- **Records supplied**:
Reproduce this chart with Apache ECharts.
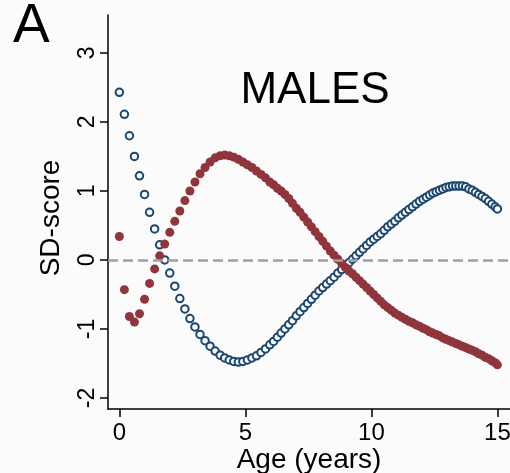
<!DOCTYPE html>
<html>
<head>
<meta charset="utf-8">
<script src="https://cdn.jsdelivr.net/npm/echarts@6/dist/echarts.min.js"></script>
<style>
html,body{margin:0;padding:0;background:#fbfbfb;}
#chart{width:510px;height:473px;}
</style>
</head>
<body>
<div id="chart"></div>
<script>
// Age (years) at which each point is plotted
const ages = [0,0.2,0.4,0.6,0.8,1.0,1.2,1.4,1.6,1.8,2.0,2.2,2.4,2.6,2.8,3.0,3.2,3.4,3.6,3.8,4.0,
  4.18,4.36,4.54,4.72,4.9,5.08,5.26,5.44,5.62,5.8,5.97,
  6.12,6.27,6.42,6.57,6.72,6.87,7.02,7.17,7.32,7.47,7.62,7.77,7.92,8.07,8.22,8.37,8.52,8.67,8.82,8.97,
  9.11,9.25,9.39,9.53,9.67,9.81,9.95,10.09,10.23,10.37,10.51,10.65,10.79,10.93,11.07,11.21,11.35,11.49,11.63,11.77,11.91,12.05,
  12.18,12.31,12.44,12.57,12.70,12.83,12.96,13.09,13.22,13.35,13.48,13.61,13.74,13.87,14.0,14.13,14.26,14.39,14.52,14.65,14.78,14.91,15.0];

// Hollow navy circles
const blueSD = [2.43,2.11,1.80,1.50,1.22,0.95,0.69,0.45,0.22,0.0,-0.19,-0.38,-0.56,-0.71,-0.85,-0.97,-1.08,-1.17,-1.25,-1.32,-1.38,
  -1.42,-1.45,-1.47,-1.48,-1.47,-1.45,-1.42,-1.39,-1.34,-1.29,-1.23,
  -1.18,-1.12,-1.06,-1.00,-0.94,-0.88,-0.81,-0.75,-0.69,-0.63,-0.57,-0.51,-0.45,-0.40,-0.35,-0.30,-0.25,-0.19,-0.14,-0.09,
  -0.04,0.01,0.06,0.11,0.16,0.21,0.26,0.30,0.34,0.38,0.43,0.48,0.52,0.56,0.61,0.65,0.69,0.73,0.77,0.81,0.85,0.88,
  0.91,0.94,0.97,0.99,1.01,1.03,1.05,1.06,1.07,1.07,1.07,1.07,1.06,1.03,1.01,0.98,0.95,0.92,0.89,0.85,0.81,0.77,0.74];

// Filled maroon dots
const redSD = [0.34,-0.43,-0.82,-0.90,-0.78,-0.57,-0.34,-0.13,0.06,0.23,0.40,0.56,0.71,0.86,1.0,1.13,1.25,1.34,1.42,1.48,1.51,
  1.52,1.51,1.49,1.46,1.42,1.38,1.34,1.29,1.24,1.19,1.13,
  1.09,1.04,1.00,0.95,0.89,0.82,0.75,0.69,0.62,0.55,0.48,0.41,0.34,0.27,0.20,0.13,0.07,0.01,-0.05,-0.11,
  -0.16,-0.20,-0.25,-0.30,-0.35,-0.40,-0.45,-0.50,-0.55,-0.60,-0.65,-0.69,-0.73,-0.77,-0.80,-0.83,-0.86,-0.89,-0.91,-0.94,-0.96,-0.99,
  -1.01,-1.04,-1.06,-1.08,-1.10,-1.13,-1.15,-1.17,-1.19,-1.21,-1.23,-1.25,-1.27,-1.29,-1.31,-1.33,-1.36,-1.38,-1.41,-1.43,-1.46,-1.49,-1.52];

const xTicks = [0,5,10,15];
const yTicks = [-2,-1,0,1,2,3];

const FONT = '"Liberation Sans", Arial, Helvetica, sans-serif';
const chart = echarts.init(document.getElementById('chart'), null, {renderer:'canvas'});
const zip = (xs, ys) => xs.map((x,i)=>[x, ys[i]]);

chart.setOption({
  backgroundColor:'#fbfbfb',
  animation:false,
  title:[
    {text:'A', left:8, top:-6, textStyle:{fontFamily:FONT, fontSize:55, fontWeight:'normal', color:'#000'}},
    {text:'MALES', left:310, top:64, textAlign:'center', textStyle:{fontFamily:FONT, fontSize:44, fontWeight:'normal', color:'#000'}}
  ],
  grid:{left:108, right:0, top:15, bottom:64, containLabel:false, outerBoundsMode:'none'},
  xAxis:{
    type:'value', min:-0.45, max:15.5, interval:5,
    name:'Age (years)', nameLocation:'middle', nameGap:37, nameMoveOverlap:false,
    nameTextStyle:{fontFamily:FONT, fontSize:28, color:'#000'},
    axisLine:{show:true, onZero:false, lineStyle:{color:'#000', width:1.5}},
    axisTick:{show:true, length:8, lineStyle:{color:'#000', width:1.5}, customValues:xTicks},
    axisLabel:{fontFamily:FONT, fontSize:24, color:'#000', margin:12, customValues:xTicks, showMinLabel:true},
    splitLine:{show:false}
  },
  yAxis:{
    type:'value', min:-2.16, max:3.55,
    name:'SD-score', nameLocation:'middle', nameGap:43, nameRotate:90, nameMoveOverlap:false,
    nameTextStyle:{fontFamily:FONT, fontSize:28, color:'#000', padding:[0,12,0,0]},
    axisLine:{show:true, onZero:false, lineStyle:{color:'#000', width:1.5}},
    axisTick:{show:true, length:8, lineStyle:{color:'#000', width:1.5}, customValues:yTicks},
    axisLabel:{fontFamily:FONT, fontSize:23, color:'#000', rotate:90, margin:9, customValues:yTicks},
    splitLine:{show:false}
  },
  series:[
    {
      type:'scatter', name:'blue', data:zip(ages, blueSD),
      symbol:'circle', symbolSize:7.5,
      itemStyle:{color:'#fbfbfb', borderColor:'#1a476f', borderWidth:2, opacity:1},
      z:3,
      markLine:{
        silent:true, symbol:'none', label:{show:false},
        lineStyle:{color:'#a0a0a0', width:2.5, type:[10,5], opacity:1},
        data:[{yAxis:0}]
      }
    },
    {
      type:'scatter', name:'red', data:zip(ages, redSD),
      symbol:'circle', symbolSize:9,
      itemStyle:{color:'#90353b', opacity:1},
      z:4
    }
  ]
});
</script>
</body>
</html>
...
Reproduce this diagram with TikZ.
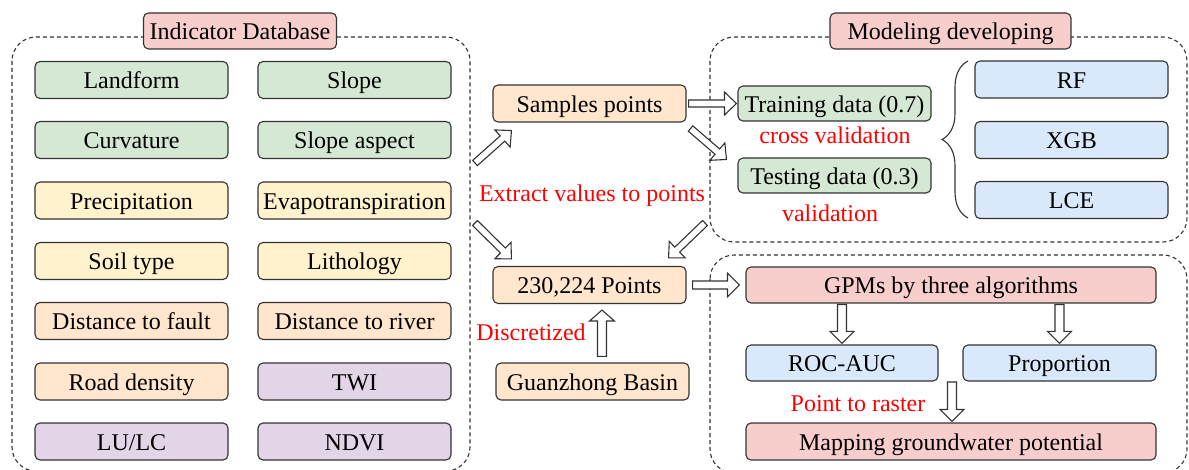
--
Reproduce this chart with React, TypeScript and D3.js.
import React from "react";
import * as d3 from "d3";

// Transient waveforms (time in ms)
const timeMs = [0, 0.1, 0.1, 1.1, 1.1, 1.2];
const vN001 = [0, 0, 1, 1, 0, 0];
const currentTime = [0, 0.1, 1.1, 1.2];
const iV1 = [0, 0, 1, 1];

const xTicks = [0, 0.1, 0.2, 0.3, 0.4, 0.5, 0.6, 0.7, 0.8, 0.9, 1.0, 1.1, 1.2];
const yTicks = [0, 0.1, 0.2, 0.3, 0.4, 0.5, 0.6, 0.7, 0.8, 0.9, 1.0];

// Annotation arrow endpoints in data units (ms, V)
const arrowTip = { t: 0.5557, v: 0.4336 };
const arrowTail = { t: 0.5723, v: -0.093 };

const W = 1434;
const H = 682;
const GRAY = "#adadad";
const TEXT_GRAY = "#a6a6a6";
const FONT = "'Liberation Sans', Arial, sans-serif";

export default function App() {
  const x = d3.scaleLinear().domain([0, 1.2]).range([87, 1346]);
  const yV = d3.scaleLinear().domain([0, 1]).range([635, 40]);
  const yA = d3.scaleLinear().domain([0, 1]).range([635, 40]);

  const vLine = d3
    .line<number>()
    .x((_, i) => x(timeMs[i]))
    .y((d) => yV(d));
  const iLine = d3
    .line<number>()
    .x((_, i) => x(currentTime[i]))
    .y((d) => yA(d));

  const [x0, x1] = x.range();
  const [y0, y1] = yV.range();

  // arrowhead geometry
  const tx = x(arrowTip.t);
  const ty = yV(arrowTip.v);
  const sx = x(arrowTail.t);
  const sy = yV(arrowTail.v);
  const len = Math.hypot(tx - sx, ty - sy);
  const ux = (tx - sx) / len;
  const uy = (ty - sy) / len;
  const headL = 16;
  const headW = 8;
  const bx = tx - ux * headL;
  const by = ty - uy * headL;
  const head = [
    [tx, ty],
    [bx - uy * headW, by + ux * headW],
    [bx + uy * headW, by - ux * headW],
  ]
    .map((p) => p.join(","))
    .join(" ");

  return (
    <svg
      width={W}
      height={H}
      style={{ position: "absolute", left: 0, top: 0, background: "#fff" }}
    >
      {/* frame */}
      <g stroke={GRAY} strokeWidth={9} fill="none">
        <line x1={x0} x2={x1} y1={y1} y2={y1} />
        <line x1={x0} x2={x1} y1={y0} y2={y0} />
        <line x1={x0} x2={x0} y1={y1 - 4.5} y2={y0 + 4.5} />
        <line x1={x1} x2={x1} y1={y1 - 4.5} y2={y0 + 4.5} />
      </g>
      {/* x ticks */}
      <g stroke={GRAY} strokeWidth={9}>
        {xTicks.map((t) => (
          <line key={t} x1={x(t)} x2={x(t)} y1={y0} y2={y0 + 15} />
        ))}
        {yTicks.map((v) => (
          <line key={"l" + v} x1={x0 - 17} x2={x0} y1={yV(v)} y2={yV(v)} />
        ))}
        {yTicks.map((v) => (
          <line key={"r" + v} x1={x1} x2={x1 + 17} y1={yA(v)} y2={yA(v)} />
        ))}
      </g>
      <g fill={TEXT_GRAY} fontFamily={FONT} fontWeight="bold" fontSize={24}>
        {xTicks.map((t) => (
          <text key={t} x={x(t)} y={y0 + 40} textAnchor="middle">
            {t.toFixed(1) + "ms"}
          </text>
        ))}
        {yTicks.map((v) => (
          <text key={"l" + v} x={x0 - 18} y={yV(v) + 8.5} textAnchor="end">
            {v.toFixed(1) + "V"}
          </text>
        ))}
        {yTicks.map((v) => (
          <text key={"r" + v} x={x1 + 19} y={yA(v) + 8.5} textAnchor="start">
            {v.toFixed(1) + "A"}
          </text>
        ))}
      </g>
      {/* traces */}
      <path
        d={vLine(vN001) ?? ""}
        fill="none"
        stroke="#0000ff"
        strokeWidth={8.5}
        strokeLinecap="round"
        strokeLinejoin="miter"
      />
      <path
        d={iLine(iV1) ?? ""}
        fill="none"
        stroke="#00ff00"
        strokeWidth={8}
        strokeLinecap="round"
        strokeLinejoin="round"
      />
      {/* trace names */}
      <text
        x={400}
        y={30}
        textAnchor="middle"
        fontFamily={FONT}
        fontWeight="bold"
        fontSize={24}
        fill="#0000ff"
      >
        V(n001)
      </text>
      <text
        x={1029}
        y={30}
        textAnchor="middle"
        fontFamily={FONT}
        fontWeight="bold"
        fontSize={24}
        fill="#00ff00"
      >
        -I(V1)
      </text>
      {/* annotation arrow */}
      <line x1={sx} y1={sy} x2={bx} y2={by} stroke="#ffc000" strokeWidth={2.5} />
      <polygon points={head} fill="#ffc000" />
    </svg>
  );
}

- **Written request**: From the listing above, copy every line that includes the word "with".

- **In response**:
Reproduce this chart with Apache ECharts.
Reproduce this diagram with TikZ.
Reproduce this chart with React, TypeScript and D3.js.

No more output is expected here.